In most Connecticut school systems, you’ll find school resource officers. But on Wednesday, students and racial justice groups called for more rules – and more transparency – around how police operate in schools.
“Back in 2019, a group of out-of-district police officers were buzzed into New London High School, where they pulled five kids out of class – without informing their parents — and took their mug shots,” said Andrea Kitchen Walker, a student organizer with the group Hearing Youth Voices.
A new bill would require school districts to post “the role and responsibility of school resource officers” on the Internet, as well as examine resource officers’ restraint and arrest policies.
“This is an issue,” said Nicole Broadus, another organizer with Hearing Youth Voices. “That information is important and that information should be accessible.”
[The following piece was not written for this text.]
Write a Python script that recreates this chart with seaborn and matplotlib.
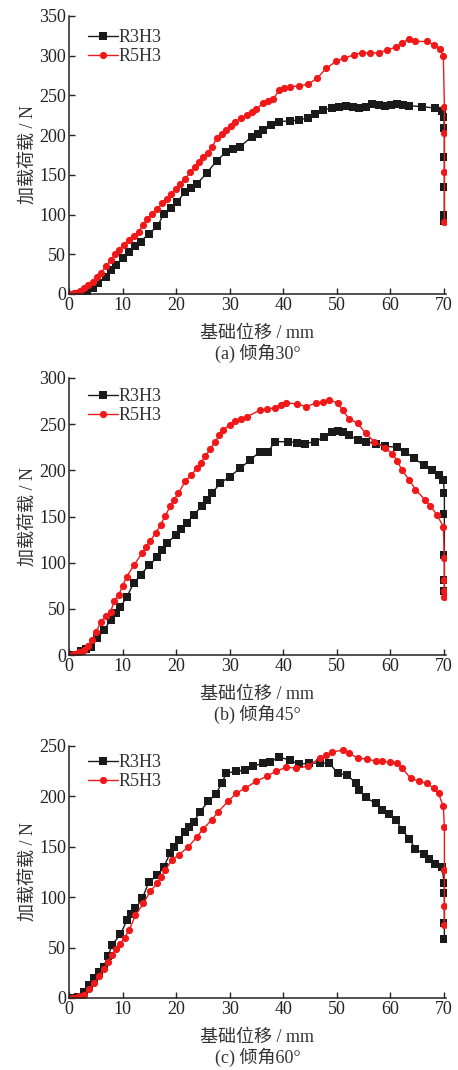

SROs are common in Connecticut. According to the Office of Legislative Research, 68% of school systems use police or outside security officers, including Norwalk, Bridgeport and Westport. A survey from the Connecticut Association of Public School Superintendents found that in 10% of districts school security is armed.
Some parents believe police make schools safer.
“It’s a lot of things going on in school and stuff like that, you know, in the street,” said Agata Cappello, of Norwalk. “It’s good to have security.”
But a report from Connecticut Voices for Children found, in schools with SROs, students were twice as likely to be referred to law enforcement – and Black students were 17 times more likely to get arrested.
School leaders support taking a fresh look at officers’ role in schools.
“The data speaks for itself,” said Fran Rabinowitz, CAPSS’ executive director.
Previous efforts to completely abolish police in schools have failed. This year, state Sen. Gary Winfield (D-New Haven) said he supports a compromise – for now.
“Rather than spend the session spinning our wheels, let’s make some progress,” he said.
“I like the idea of not outlawing the SROs. I like the idea of looking at it almost with a scalpel,” she said. “The SRO was an integral part of our schools and they were very much liked by our students and the families.”
One Republican lawmaker, who is also a Stonington police officer, took offense to the implication that school resource officers are harmful.
“It is personally hurtful, when I consider who I am and how hard I work for the betterment of all our kids, to see a colleague’s participation in a message that insinuates that my work with children is to their detriment due to my full-time profession,” said state Rep. Greg Howard (R-Stonington).
Both sides do agree on one thing: schools need more counselors and psychologists. State lawmakers took steps to address the shortage last year, and many want to go even further this year.